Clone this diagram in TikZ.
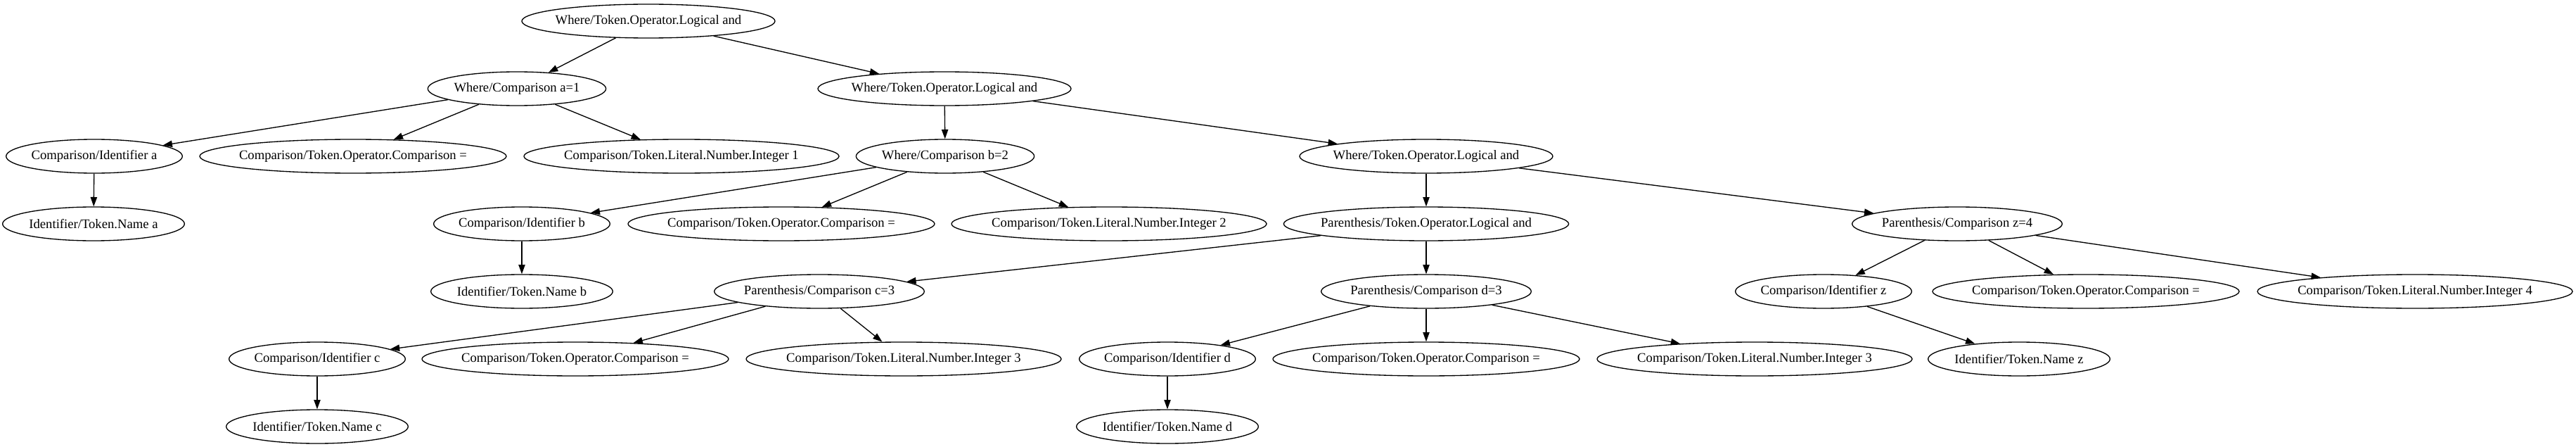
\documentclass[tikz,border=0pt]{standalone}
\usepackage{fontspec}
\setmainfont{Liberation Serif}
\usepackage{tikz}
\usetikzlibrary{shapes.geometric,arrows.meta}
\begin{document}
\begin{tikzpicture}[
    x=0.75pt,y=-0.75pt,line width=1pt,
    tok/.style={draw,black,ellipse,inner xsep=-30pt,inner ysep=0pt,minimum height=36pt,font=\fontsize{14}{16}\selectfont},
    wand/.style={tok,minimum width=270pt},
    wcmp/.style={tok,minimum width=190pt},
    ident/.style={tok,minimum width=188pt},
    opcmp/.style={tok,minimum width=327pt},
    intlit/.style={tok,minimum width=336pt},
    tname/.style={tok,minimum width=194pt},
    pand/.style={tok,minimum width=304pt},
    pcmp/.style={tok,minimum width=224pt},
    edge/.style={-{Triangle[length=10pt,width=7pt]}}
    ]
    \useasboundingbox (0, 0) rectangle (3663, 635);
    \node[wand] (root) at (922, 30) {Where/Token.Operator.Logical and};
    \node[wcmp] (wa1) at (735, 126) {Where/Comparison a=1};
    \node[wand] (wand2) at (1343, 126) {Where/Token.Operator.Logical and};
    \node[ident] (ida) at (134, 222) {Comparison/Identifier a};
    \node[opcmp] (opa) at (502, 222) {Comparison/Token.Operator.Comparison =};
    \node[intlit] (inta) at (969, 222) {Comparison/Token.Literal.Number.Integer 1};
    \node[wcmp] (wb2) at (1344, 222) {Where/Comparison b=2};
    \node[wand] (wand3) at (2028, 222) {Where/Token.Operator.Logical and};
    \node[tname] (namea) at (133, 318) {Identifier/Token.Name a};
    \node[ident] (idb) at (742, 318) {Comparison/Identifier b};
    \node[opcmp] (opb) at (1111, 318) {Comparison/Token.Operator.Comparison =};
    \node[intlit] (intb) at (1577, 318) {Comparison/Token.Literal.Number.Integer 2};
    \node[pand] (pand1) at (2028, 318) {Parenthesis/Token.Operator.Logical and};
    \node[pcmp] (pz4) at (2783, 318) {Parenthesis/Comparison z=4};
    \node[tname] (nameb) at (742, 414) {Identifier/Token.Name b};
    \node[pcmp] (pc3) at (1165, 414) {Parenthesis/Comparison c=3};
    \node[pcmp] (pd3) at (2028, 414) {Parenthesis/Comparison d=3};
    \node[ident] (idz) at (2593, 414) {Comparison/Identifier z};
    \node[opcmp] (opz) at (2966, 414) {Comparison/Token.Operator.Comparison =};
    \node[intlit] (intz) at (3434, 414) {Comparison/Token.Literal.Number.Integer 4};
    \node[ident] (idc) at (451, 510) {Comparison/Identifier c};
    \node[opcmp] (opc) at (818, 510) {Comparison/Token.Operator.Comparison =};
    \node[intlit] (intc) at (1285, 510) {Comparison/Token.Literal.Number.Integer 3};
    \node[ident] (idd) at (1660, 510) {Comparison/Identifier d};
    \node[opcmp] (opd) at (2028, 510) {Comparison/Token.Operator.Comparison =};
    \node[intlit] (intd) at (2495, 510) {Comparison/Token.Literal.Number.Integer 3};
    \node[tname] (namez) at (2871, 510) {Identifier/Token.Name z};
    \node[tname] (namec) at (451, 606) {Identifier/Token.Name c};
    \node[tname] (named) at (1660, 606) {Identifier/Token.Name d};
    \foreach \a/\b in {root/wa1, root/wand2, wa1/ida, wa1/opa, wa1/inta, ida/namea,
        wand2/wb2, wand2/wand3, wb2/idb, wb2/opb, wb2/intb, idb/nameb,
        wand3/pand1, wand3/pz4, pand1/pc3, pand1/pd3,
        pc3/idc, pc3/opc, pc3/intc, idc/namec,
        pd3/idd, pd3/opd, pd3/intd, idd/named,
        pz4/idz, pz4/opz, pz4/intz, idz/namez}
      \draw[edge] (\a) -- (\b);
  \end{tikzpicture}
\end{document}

...

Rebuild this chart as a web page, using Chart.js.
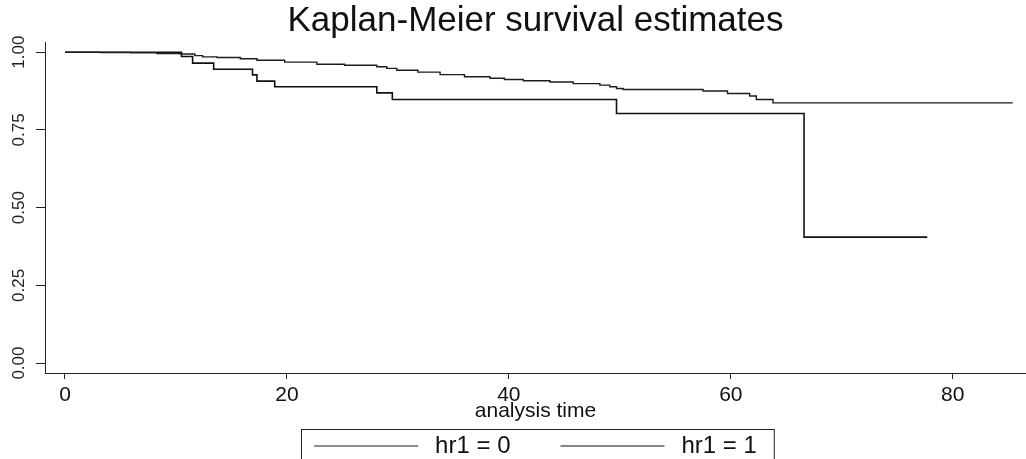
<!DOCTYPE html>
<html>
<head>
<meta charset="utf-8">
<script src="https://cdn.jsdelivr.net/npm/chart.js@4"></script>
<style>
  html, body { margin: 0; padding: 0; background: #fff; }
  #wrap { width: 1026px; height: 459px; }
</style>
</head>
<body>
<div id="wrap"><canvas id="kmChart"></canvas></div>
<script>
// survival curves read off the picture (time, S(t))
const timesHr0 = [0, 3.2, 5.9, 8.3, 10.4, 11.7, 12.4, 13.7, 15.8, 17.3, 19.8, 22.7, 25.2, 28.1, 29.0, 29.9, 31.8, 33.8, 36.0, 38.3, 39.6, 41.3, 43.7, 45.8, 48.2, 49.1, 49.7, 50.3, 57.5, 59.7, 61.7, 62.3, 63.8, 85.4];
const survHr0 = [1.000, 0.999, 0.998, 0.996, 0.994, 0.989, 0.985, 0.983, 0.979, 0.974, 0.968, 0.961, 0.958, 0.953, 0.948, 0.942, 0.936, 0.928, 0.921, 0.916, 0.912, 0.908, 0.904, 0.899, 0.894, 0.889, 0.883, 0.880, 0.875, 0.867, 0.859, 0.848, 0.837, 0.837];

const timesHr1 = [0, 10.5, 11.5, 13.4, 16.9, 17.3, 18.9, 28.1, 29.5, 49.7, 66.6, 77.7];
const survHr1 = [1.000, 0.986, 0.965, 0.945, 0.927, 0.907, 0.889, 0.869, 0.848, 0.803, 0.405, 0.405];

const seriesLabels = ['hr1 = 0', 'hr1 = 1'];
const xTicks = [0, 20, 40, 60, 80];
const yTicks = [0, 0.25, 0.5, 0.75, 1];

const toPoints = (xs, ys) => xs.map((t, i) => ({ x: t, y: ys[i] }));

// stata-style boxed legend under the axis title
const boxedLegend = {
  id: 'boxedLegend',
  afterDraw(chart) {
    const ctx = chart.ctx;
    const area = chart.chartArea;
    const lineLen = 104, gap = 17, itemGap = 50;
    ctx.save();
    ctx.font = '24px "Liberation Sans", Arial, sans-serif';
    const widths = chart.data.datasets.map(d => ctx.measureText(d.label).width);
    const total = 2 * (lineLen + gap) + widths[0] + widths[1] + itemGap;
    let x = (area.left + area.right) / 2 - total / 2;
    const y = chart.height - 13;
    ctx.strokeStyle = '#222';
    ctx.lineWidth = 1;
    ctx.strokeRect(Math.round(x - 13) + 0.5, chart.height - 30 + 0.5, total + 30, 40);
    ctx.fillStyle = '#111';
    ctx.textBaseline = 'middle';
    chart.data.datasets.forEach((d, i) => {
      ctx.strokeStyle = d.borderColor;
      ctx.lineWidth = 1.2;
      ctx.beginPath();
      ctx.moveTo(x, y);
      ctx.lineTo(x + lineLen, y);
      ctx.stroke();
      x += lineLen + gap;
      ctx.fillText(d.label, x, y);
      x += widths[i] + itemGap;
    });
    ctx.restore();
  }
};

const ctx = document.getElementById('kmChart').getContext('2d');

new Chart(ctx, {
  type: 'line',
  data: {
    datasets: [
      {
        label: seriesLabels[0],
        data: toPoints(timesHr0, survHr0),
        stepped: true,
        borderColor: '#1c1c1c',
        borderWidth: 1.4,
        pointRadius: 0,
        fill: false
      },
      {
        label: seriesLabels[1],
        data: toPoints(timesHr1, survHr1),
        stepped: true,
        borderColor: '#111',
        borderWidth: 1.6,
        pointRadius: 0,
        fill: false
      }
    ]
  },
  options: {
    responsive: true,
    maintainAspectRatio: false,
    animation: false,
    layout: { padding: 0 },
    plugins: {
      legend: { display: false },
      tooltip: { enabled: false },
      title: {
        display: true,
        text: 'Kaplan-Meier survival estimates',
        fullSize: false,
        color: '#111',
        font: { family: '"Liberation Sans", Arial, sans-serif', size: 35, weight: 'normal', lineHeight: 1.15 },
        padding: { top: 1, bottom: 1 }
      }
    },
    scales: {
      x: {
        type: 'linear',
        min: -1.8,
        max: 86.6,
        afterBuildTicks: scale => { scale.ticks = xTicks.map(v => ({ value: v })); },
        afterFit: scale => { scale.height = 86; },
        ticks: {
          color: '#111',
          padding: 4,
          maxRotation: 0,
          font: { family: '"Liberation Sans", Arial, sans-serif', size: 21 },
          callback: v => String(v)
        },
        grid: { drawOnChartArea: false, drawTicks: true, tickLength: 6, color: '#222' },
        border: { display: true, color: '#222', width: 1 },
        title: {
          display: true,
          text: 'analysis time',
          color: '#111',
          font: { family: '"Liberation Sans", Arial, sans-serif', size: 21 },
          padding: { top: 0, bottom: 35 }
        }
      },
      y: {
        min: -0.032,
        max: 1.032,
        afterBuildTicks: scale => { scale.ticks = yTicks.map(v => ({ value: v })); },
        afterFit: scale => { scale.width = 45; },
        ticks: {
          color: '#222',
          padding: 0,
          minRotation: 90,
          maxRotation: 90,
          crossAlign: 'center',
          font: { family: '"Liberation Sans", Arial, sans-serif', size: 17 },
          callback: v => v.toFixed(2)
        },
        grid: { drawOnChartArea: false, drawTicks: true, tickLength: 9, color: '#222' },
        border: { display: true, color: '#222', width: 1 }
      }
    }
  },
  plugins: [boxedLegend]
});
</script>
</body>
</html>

--

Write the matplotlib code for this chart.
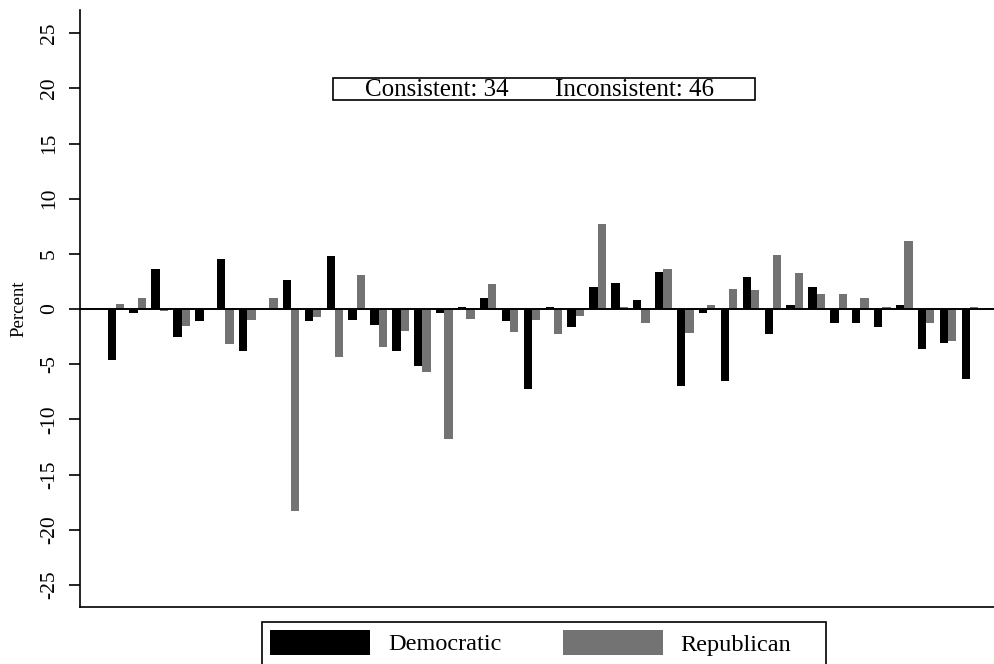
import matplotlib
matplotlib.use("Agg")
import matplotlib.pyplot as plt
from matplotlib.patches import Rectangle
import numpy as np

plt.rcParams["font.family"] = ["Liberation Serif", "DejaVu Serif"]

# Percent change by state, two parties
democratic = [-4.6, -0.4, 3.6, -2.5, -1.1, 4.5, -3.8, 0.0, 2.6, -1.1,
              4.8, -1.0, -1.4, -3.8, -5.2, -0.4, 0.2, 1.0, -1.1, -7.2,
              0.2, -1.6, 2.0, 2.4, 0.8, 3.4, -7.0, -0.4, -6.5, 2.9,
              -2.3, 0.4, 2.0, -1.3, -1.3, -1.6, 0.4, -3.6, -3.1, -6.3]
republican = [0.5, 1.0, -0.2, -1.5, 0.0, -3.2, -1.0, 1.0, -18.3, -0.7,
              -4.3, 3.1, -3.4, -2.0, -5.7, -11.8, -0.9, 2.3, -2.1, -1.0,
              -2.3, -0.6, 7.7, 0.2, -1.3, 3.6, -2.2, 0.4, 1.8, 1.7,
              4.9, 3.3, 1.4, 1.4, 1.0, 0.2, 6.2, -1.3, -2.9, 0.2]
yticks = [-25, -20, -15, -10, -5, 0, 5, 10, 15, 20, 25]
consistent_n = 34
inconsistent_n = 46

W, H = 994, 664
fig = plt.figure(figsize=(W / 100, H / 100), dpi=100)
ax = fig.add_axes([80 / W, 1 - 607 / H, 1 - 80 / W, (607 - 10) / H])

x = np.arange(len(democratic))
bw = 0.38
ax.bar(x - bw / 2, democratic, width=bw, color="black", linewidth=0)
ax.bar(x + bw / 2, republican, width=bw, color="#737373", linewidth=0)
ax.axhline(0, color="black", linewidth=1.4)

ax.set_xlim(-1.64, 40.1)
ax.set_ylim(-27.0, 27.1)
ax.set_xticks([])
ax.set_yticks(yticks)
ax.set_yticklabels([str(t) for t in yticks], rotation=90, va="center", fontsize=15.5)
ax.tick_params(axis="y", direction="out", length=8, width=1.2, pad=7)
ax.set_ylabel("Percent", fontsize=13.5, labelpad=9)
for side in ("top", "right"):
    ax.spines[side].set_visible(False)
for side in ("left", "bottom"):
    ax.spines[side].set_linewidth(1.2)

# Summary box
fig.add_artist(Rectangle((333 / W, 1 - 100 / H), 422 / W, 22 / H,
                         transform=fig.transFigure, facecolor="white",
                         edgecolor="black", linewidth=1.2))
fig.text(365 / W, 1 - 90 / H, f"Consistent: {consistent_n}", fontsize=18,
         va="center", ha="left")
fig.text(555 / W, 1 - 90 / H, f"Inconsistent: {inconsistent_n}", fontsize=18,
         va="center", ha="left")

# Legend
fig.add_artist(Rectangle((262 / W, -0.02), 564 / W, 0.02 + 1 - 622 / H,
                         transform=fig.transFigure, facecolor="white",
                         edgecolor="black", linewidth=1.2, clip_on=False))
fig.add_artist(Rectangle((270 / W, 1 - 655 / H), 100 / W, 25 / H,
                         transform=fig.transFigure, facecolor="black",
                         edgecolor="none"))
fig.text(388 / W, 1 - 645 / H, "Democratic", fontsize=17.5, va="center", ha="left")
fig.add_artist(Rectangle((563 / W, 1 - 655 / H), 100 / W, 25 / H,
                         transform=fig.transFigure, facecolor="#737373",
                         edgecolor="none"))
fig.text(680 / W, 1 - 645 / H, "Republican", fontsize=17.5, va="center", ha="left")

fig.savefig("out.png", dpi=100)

▸ **The task**
From the records above, transcribe exactly the lines starting at the one containing "Rebuild this chart" and ending at the one containing "const toPoints = (xs, ys)". Skip the pictures.

▸ **Response**
Rebuild this chart as a web page, using Chart.js.
<!DOCTYPE html>
<html>
<head>
<meta charset="utf-8">
<script src="https://cdn.jsdelivr.net/npm/chart.js@4"></script>
<style>
  html, body { margin: 0; padding: 0; background: #fff; }
  #wrap { width: 1026px; height: 459px; }
</style>
</head>
<body>
<div id="wrap"><canvas id="kmChart"></canvas></div>
<script>
// survival curves read off the picture (time, S(t))
const timesHr0 = [0, 3.2, 5.9, 8.3, 10.4, 11.7, 12.4, 13.7, 15.8, 17.3, 19.8, 22.7, 25.2, 28.1, 29.0, 29.9, 31.8, 33.8, 36.0, 38.3, 39.6, 41.3, 43.7, 45.8, 48.2, 49.1, 49.7, 50.3, 57.5, 59.7, 61.7, 62.3, 63.8, 85.4];
const survHr0 = [1.000, 0.999, 0.998, 0.996, 0.994, 0.989, 0.985, 0.983, 0.979, 0.974, 0.968, 0.961, 0.958, 0.953, 0.948, 0.942, 0.936, 0.928, 0.921, 0.916, 0.912, 0.908, 0.904, 0.899, 0.894, 0.889, 0.883, 0.880, 0.875, 0.867, 0.859, 0.848, 0.837, 0.837];

const timesHr1 = [0, 10.5, 11.5, 13.4, 16.9, 17.3, 18.9, 28.1, 29.5, 49.7, 66.6, 77.7];
const survHr1 = [1.000, 0.986, 0.965, 0.945, 0.927, 0.907, 0.889, 0.869, 0.848, 0.803, 0.405, 0.405];

const seriesLabels = ['hr1 = 0', 'hr1 = 1'];
const xTicks = [0, 20, 40, 60, 80];
const yTicks = [0, 0.25, 0.5, 0.75, 1];

const toPoints = (xs, ys) => xs.map((t, i) => ({ x: t, y: ys[i] }));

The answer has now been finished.